Your task is to print, exactly and only, the lines from the start of the entries below through the line with "(\name) at (285,\y)". Include both ends, but skip the pictures.

-- Start of MATERIALS PROVIDED --

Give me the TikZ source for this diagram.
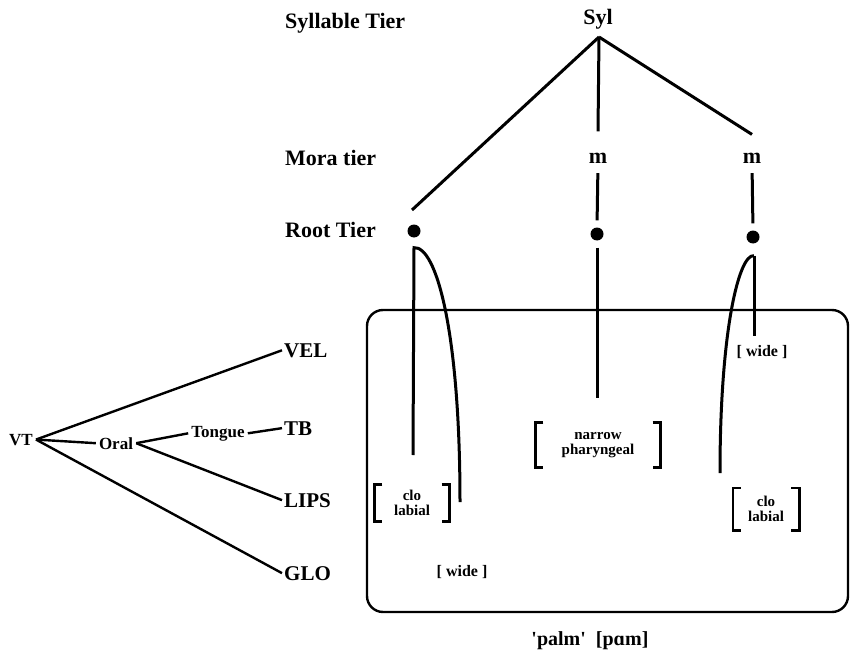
\documentclass[tikz,border=0pt]{standalone}
\usepackage{fontspec}
\setmainfont{Liberation Serif}
\begin{document}
\begin{tikzpicture}[x=1pt, y=-1pt]
	\tikzstyle{tier}   = [anchor=base west, inner sep=0pt, font=\fontsize{22}{24}\selectfont\bfseries]
	\tikzstyle{unit}   = [anchor=base, inner sep=0pt, font=\fontsize{22}{24}\selectfont\bfseries]
	\tikzstyle{artic}  = [anchor=base west, inner sep=2pt, font=\fontsize{21}{23}\selectfont\bfseries]
	\tikzstyle{sub}    = [anchor=base, inner sep=3pt, font=\fontsize{17}{19}\selectfont\bfseries]
	\tikzstyle{root}   = [circle, fill=black, minimum size=13pt, inner sep=0pt]
	\tikzstyle{feat}   = [align=center, inner sep=0pt, font=\fontsize{15}{15}\selectfont\bfseries]
	\tikzstyle{link}   = [line width=3pt]
	\tikzstyle{branch} = [line width=2.4pt]
	\tikzstyle{brk}    = [line width=2.6pt]

	\useasboundingbox (0,0) rectangle (855,661);

	% tiers
	\foreach \name/\text/\y in {syltier/Syllable Tier/29, moratier/Mora tier/165, roottier/Root Tier/237}
		\node[tier] (\name) at (285,\y) {\text};

	\node[unit] (syl) at (598,25) {Syl};
	\foreach \name/\x in {m2/598, m3/752}
		\node[unit] (\name) at (\x,163) {m};
	\foreach \name/\x/\y in {root1/414/231, root2/597/234, root3/753/237}
		\node[root] (\name) at (\x,\y) {};

	\coordinate (apex) at (599,37);
	\draw[link] (apex) -- ([shift={(-2pt,21pt)}]root1.center);
	\draw[link] (apex) -- ([yshift=21pt]m2.north);
	\draw[link] (apex) -- ([yshift=18pt]m3.north);
	\foreach \m/\r in {m2/root2, m3/root3}
		\draw[link, shorten <=10pt, shorten >=7pt] (\m.south) -- (\r.north);

	% features
	\node[feat, minimum width=75pt, minimum height=37pt] (clo1) at (412,503) {clo\\labial};
	\node[feat, minimum width=125pt, minimum height=45pt] (narrow) at (598,445) {narrow\\pharyngeal};
	\node[feat, minimum width=66pt, minimum height=42pt] (clo3) at (766,509) {clo\\labial};
	\foreach \b in {clo1, narrow, clo3} {
		\draw[brk] ([xshift=8pt]\b.north west) -- (\b.north west) -- (\b.south west) -- ([xshift=8pt]\b.south west);
		\draw[brk] ([xshift=-8pt]\b.north east) -- (\b.north east) -- (\b.south east) -- ([xshift=-8pt]\b.south east);
	}
	\node[feat, font=\fontsize{16}{16}\selectfont\bfseries] (wide1) at (462,572) {[ wide ]};
	\node[feat, font=\fontsize{16}{16}\selectfont\bfseries] (wide3) at (762,352) {[ wide ]};

	\coordinate (top1) at ([yshift=-10pt]root1.south);
	\coordinate (top3) at ([shift={(1pt,-12pt)}]root3.south);
	\coordinate (leg1) at (413,455);
	\coordinate (end1) at (460,502);
	\coordinate (end2) at (597,398);
	\coordinate (end3) at (720,473);

	\draw[link] (leg1) -- (top1) .. controls +(22,-2) and +(0,-172) .. (end1);
	\draw[link, shorten <=7pt] (root2.south) -- (end2);
	\draw[link, shorten >=9pt] (top3) -- (top3 |- wide3.north);
	\draw[link] (top3) .. controls +(-15,-2) and +(0,-143) .. (end3);

	\draw[line width=2.4pt, rounded corners=16pt] (367,310) rectangle (848,612);

	\node[anchor=base, font=\fontsize{20}{22}\selectfont\bfseries] (gloss) at (590,645) {\textquotesingle palm\textquotesingle\ \ [pɑm]};

	% vocal tract
	\node[sub] (vt) at (21,445) {VT};
	\node[sub] (oral) at (116,449) {Oral};
	\node[sub] (tongue) at (218,437) {Tongue};
	\foreach \name/\text/\y in {vel/VEL/357, tb/TB/435, lips/LIPS/507, glo/GLO/580}
		\node[artic] (\name) at (282,\y) {\text};

	\foreach \from/\to in {vt/vel, vt/oral, vt/glo, oral/tongue, tongue/tb, oral/lips}
		\draw[branch] (\from.east) -- (\to.west);
\end{tikzpicture}
\end{document}
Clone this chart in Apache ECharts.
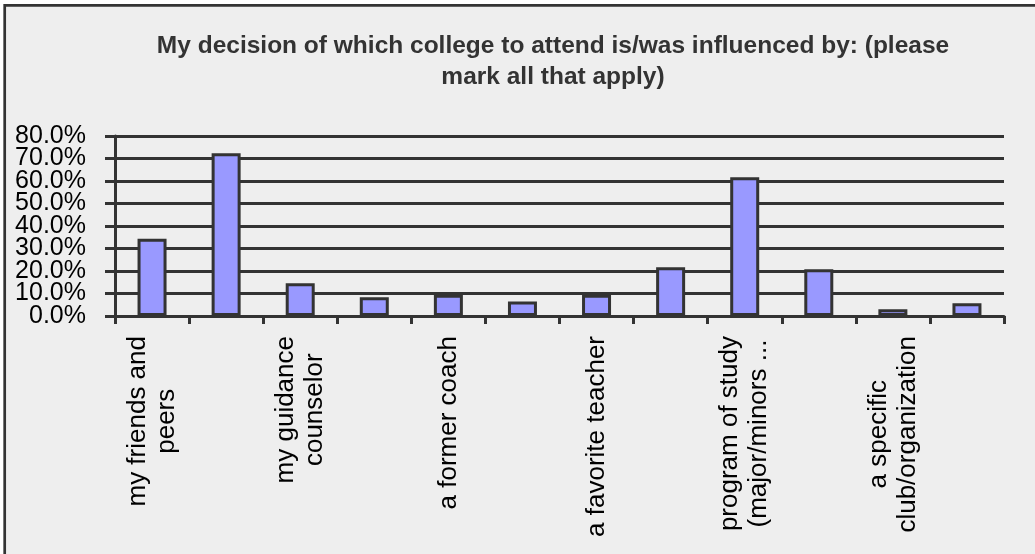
<!DOCTYPE html>
<html>
<head>
<meta charset="utf-8">
<script src="https://cdn.jsdelivr.net/npm/echarts@6/dist/echarts.min.js"></script>
<style>
html,body{margin:0;padding:0;background:#ffffff;overflow:hidden;}
#c{width:1035px;height:554px;}
</style>
</head>
<body>
<div id="c"></div>
<script>
var titleText = 'My decision of which college to attend is/was influenced by: (please\nmark all that apply)';
var categories = [
  'my friends and\npeers', '',
  'my guidance\ncounselor', '',
  'a former coach', '',
  'a favorite teacher', '',
  'program of study\n(major/minors ...', '',
  'a specific\nclub/organization', ''
];
var values = [34.3, 72.3, 14.6, 8.3, 9.4, 6.4, 9.4, 21.7, 61.7, 20.8, 3.0, 5.7];
var yMin = 0, yMax = 80, yStep = 10;

var chart = echarts.init(document.getElementById('c'), null, {renderer: 'canvas'});
var FONT = 'Liberation Sans, Arial, sans-serif';

function yLabelStyle(showEven) {
  return {
    margin: 29,
    color: '#000000',
    fontFamily: FONT,
    fontSize: 25,
    showMinLabel: showEven,
    showMaxLabel: showEven,
    formatter: function (v) {
      var isEven = Math.round(v / yStep) % 2 === 0;
      return isEven === showEven ? v.toFixed(1) + '%' : '';
    }
  };
}

chart.setOption({
  backgroundColor: 'transparent',
  animation: false,
  graphic: {
    elements: [{
      type: 'rect',
      z: -10,
      silent: true,
      shape: {x: 4.7, y: 5.3, width: 1200, height: 700},
      style: {fill: '#eeeeee', stroke: '#333333', lineWidth: 2.7}
    }]
  },
  title: {
    text: titleText,
    left: 553,
    top: 31,
    padding: 0,
    textAlign: 'center',
    textStyle: {
      fontFamily: FONT,
      fontSize: 24.5,
      lineHeight: 31,
      fontWeight: 'bold',
      color: '#333333'
    }
  },
  grid: {left: 115, right: 31, top: 136, bottom: 238, containLabel: false},
  xAxis: {
    type: 'category',
    data: categories,
    boundaryGap: true,
    axisLine: {lineStyle: {color: '#333333', width: 3}},
    axisTick: {show: true, length: 8, alignWithLabel: false, interval: 0, lineStyle: {color: '#333333', width: 3}},
    axisLabel: {
      interval: 0,
      rotate: 90,
      margin: 20,
      color: '#000000',
      fontFamily: FONT,
      fontSize: 26,
      lineHeight: 29,
      formatter: function (v) {
        if (!v) return '';
        return v.split('\n').map(function (s) { return '{c|' + s + '}'; }).join('\n');
      },
      rich: {
        c: {fontFamily: FONT, fontSize: 26, lineHeight: 29, color: '#000000', align: 'center'}
      }
    },
    splitLine: {show: false}
  },
  yAxis: [{
    type: 'value',
    position: 'left',
    min: yMin,
    max: yMax,
    interval: yStep,
    axisLine: {show: true, lineStyle: {color: '#333333', width: 3}},
    axisTick: {show: true, length: 10, lineStyle: {color: '#333333', width: 3}},
    axisLabel: yLabelStyle(true),
    splitLine: {show: true, lineStyle: {color: '#333333', width: 3}}
  }, {
    type: 'value',
    position: 'left',
    offset: 0,
    min: yMin,
    max: yMax,
    interval: yStep,
    axisLine: {show: false},
    axisTick: {show: false},
    axisLabel: yLabelStyle(false),
    splitLine: {show: false}
  }],
  series: [{
    type: 'bar',
    yAxisIndex: 0,
    data: values,
    barWidth: 29,
    itemStyle: {color: '#9999ff', borderColor: '#333333', borderWidth: 3}
  }]
});
</script>
</body>
</html>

-- End of MATERIALS PROVIDED --

> _ANSWER TO THE PROBLEM_
Give me the TikZ source for this diagram.
\documentclass[tikz,border=0pt]{standalone}
\usepackage{fontspec}
\setmainfont{Liberation Serif}
\begin{document}
\begin{tikzpicture}[x=1pt, y=-1pt]
	\tikzstyle{tier}   = [anchor=base west, inner sep=0pt, font=\fontsize{22}{24}\selectfont\bfseries]
	\tikzstyle{unit}   = [anchor=base, inner sep=0pt, font=\fontsize{22}{24}\selectfont\bfseries]
	\tikzstyle{artic}  = [anchor=base west, inner sep=2pt, font=\fontsize{21}{23}\selectfont\bfseries]
	\tikzstyle{sub}    = [anchor=base, inner sep=3pt, font=\fontsize{17}{19}\selectfont\bfseries]
	\tikzstyle{root}   = [circle, fill=black, minimum size=13pt, inner sep=0pt]
	\tikzstyle{feat}   = [align=center, inner sep=0pt, font=\fontsize{15}{15}\selectfont\bfseries]
	\tikzstyle{link}   = [line width=3pt]
	\tikzstyle{branch} = [line width=2.4pt]
	\tikzstyle{brk}    = [line width=2.6pt]

	\useasboundingbox (0,0) rectangle (855,661);

	% tiers
	\foreach \name/\text/\y in {syltier/Syllable Tier/29, moratier/Mora tier/165, roottier/Root Tier/237}
		\node[tier] (\name) at (285,\y) {\text};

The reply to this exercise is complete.